Bytnar and classmates last semester took a class with Karen Evans in public management, looking at government Web sites.

Bytnar said most area government Web sites -- in both Porter and Lake counties -- do what they set out to do. Porter County Web sites lead the way, he said, with slightly better aesthetics. Bytnar noted many Lake County Web sites look like they use similar templates.

But looks aren't everything. Bytnar gave high marks to Lake County's and Valparaiso's Web sites for the information they provide, even if they are a little boring visually.

Evans agreed, saying a government Web site's priority should be getting information to residents. If a site is only pretty, it still fails, she said.

"It's like sewing lace on burlap if the site itself isn't good," she said.

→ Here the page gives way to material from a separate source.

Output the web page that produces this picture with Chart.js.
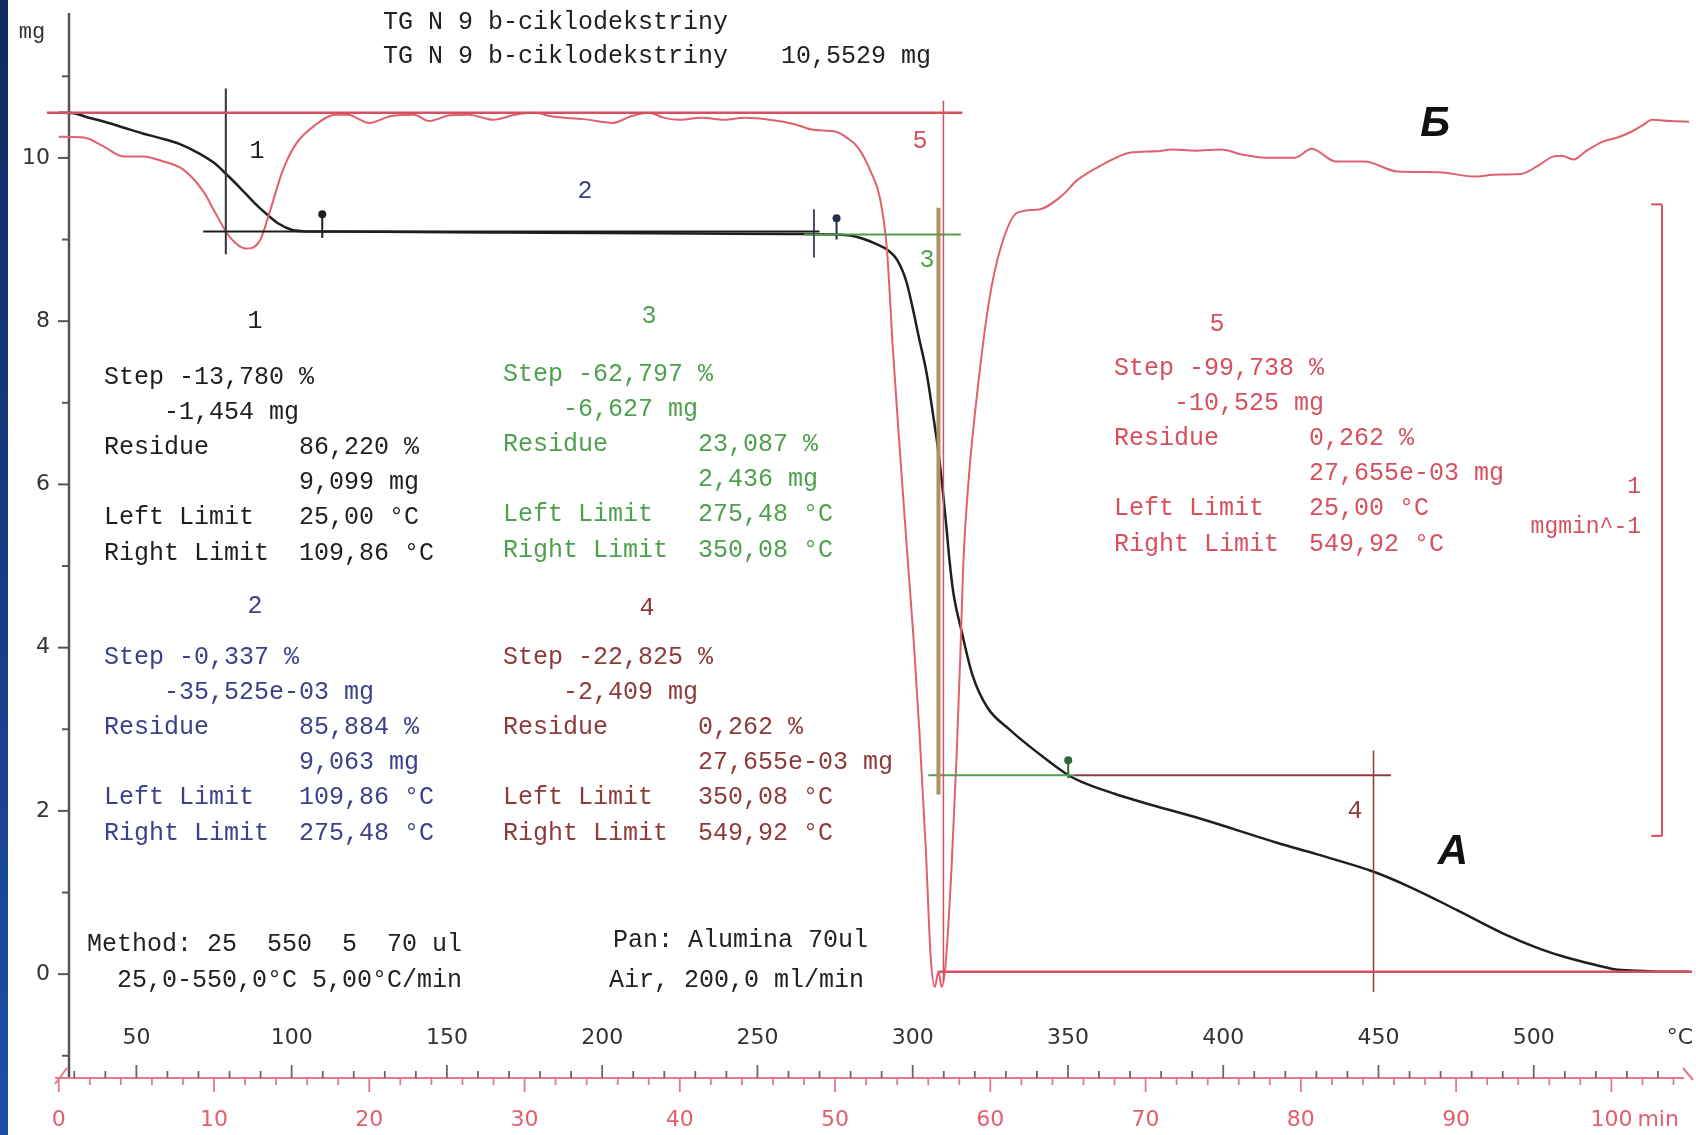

The more residents can make use of the Web sites, the better they are, Evans said. She isn't familiar with most of the Northwest Indiana government sites, but from what she hears from students, most are too complex to use, yet lack sophistication.

Does any community do better? She points to the Blacksburg, W.Va., site, which looks a bit spartan but lets residents do just about anything, from watching live videos of city council meetings to paying their taxes online.

Northwest Indiana Web sites can improve by adding one simple thing -- online payments, Bytnar said. Some here, such as Valparaiso, offer utility bill payments online, but most lack this service, he said.

Bytnar pointed out that it took just a few minutes for his rugby club to set up a PayPal account to sell their gear.

"If a small club of 30 guys can do that," then so can cities with thousands of people, Bytnar said.

Indianapolis based E-Gov Strategies recently redesigned the Portage Web site, which will introduce online payments soon, Clerk-Treasurer Donna Pappas said. Officials are still collecting data on the fees, but residents will mostly likely be able to pay fees and buy permits normally handled by Pappas' office, the parks department and the marina, she said.

Gary officials told the Distressed Unit Appeals Board on Wednesday they too are looking at allowing businesses to pay fees online.

Web sites can even help cash-strapped communities save money. April Strano, a Web consultant for E-Gov Strategies, said the town of Fishers allows people to file police reports online, which saved $4,500 a year, enough to pay for the Web site.

"When money gets tight, everyone needs to think that way," she said.

How much should it cost?

The question is, does upgrading a municipal Web site make financial sense? Strano said there's no average price for Web sites because so much can vary. And then there's the decision on whether to do it in-house or to contract out the site development and management.

Finding out how much local governments spend on their site can be hard, too, because the costs often get listed under larger projects.

In Crown Point, for instance, the city spends about $1,000 a year to host the Web site on server space, but updating and maintaining it falls to Adam Graper, the city's director of media relations and IT. Graper said work on the Web site probably takes 15 percent of his time on the job.

Highland, however, contracts with a company to do its IT work, and the Web site portion of that costs about $4,500 a year, including hosting for the city's internal e-mail.

Portage spent $10,539 on its Web site in 2009, Pappas said, although that includes costs for the redesign. Annual maintenance costs about $4,600, she said.

No matter what it costs, the site's useless if users can't find any the services they need. Strano said organization is a key factor for any Web site, and officials need to make it easy for people to find what they're looking for.

She suggested including a search box. "It sounds like a funny thing but people don't always think about that," she said.

Bytnar said of the local Web sites he looked at, the best ones had specific pages for departments that said what each department does and gave contact information.

That's one knock against Gary's Web site, Bytnar said. More than half the departments shown on the site have information on how to call employees or even a list of what they do.

That doesn't help residents, which he considers the most important thing a government Web site can do.

"I don't think cities will ever be as effective as Yahoo," Bytnar said. "I think what a lot of city Web sites should do is inform."